Task prompt
Reproduce the lines of the material exactly, excluding every image.

(begin)

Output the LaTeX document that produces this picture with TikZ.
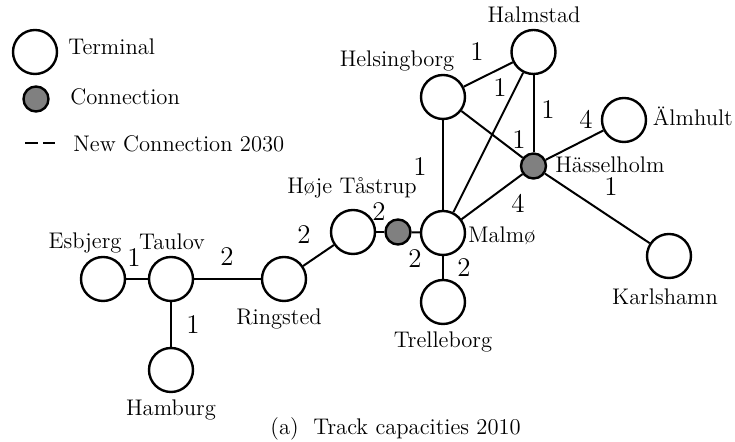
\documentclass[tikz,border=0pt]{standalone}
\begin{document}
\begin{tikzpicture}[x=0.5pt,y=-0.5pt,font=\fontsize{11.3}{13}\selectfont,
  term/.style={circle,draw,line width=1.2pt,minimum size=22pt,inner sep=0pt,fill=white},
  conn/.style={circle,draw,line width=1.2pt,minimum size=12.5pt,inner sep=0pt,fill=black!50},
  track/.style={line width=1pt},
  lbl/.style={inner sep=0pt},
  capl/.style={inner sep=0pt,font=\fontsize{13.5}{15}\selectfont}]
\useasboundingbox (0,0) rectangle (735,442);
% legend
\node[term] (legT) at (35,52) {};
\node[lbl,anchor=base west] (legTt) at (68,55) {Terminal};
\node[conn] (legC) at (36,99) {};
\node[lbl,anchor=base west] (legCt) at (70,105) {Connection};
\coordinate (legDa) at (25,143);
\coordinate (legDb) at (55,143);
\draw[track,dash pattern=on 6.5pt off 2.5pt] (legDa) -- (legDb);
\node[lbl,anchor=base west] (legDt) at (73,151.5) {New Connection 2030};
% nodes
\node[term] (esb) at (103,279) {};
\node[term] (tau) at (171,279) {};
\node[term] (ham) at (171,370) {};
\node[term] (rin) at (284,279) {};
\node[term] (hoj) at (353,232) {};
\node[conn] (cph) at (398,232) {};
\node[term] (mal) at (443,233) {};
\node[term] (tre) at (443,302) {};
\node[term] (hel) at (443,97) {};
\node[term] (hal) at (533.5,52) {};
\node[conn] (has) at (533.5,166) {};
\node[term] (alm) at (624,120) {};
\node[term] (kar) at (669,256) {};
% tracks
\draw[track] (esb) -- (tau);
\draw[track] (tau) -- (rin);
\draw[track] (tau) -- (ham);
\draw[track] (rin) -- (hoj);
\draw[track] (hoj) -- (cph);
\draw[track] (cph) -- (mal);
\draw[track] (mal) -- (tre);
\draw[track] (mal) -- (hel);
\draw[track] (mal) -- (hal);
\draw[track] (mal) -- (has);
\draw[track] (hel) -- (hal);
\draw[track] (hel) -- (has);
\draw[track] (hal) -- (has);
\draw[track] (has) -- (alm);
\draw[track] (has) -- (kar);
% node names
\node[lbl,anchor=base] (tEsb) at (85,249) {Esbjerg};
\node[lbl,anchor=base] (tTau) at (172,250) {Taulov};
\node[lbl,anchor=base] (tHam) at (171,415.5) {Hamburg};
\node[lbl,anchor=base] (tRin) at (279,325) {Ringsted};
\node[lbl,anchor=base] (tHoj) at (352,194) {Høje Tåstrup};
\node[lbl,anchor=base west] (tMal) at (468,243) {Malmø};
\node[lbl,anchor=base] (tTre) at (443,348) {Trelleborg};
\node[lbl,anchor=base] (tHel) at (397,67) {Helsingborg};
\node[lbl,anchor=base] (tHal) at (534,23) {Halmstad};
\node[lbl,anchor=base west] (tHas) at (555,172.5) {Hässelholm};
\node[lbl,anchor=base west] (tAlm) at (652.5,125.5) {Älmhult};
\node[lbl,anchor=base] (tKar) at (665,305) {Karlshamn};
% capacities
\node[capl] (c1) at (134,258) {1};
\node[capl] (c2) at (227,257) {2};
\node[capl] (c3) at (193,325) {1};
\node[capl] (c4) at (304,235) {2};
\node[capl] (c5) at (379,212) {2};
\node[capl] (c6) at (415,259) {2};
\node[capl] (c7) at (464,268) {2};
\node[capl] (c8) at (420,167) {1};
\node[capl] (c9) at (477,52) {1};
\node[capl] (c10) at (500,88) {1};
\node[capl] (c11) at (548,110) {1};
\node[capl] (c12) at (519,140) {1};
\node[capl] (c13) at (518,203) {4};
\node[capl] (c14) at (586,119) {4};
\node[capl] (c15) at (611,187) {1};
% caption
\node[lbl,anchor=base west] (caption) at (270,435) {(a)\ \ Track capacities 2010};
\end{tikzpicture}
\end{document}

(end)

Solved problem
Output the LaTeX document that produces this picture with TikZ.
\documentclass[tikz,border=0pt]{standalone}
\begin{document}
\begin{tikzpicture}[x=0.5pt,y=-0.5pt,font=\fontsize{11.3}{13}\selectfont,
  term/.style={circle,draw,line width=1.2pt,minimum size=22pt,inner sep=0pt,fill=white},
  conn/.style={circle,draw,line width=1.2pt,minimum size=12.5pt,inner sep=0pt,fill=black!50},
  track/.style={line width=1pt},
  lbl/.style={inner sep=0pt},
  capl/.style={inner sep=0pt,font=\fontsize{13.5}{15}\selectfont}]
\useasboundingbox (0,0) rectangle (735,442);
% legend
\node[term] (legT) at (35,52) {};
\node[lbl,anchor=base west] (legTt) at (68,55) {Terminal};
\node[conn] (legC) at (36,99) {};
\node[lbl,anchor=base west] (legCt) at (70,105) {Connection};
\coordinate (legDa) at (25,143);
\coordinate (legDb) at (55,143);
\draw[track,dash pattern=on 6.5pt off 2.5pt] (legDa) -- (legDb);
\node[lbl,anchor=base west] (legDt) at (73,151.5) {New Connection 2030};
% nodes
\node[term] (esb) at (103,279) {};
\node[term] (tau) at (171,279) {};
\node[term] (ham) at (171,370) {};
\node[term] (rin) at (284,279) {};
\node[term] (hoj) at (353,232) {};
\node[conn] (cph) at (398,232) {};
\node[term] (mal) at (443,233) {};
\node[term] (tre) at (443,302) {};
\node[term] (hel) at (443,97) {};
\node[term] (hal) at (533.5,52) {};
\node[conn] (has) at (533.5,166) {};
\node[term] (alm) at (624,120) {};
\node[term] (kar) at (669,256) {};
% tracks
\draw[track] (esb) -- (tau);
\draw[track] (tau) -- (rin);
\draw[track] (tau) -- (ham);
\draw[track] (rin) -- (hoj);
\draw[track] (hoj) -- (cph);
\draw[track] (cph) -- (mal);
\draw[track] (mal) -- (tre);
\draw[track] (mal) -- (hel);
\draw[track] (mal) -- (hal);
\draw[track] (mal) -- (has);
\draw[track] (hel) -- (hal);
\draw[track] (hel) -- (has);
\draw[track] (hal) -- (has);
\draw[track] (has) -- (alm);
\draw[track] (has) -- (kar);
% node names
\node[lbl,anchor=base] (tEsb) at (85,249) {Esbjerg};
\node[lbl,anchor=base] (tTau) at (172,250) {Taulov};
\node[lbl,anchor=base] (tHam) at (171,415.5) {Hamburg};
\node[lbl,anchor=base] (tRin) at (279,325) {Ringsted};
\node[lbl,anchor=base] (tHoj) at (352,194) {Høje Tåstrup};
\node[lbl,anchor=base west] (tMal) at (468,243) {Malmø};
\node[lbl,anchor=base] (tTre) at (443,348) {Trelleborg};
\node[lbl,anchor=base] (tHel) at (397,67) {Helsingborg};
\node[lbl,anchor=base] (tHal) at (534,23) {Halmstad};
\node[lbl,anchor=base west] (tHas) at (555,172.5) {Hässelholm};
\node[lbl,anchor=base west] (tAlm) at (652.5,125.5) {Älmhult};
\node[lbl,anchor=base] (tKar) at (665,305) {Karlshamn};
% capacities
\node[capl] (c1) at (134,258) {1};
\node[capl] (c2) at (227,257) {2};
\node[capl] (c3) at (193,325) {1};
\node[capl] (c4) at (304,235) {2};
\node[capl] (c5) at (379,212) {2};
\node[capl] (c6) at (415,259) {2};
\node[capl] (c7) at (464,268) {2};
\node[capl] (c8) at (420,167) {1};
\node[capl] (c9) at (477,52) {1};
\node[capl] (c10) at (500,88) {1};
\node[capl] (c11) at (548,110) {1};
\node[capl] (c12) at (519,140) {1};
\node[capl] (c13) at (518,203) {4};
\node[capl] (c14) at (586,119) {4};
\node[capl] (c15) at (611,187) {1};
% caption
\node[lbl,anchor=base west] (caption) at (270,435) {(a)\ \ Track capacities 2010};
\end{tikzpicture}
\end{document}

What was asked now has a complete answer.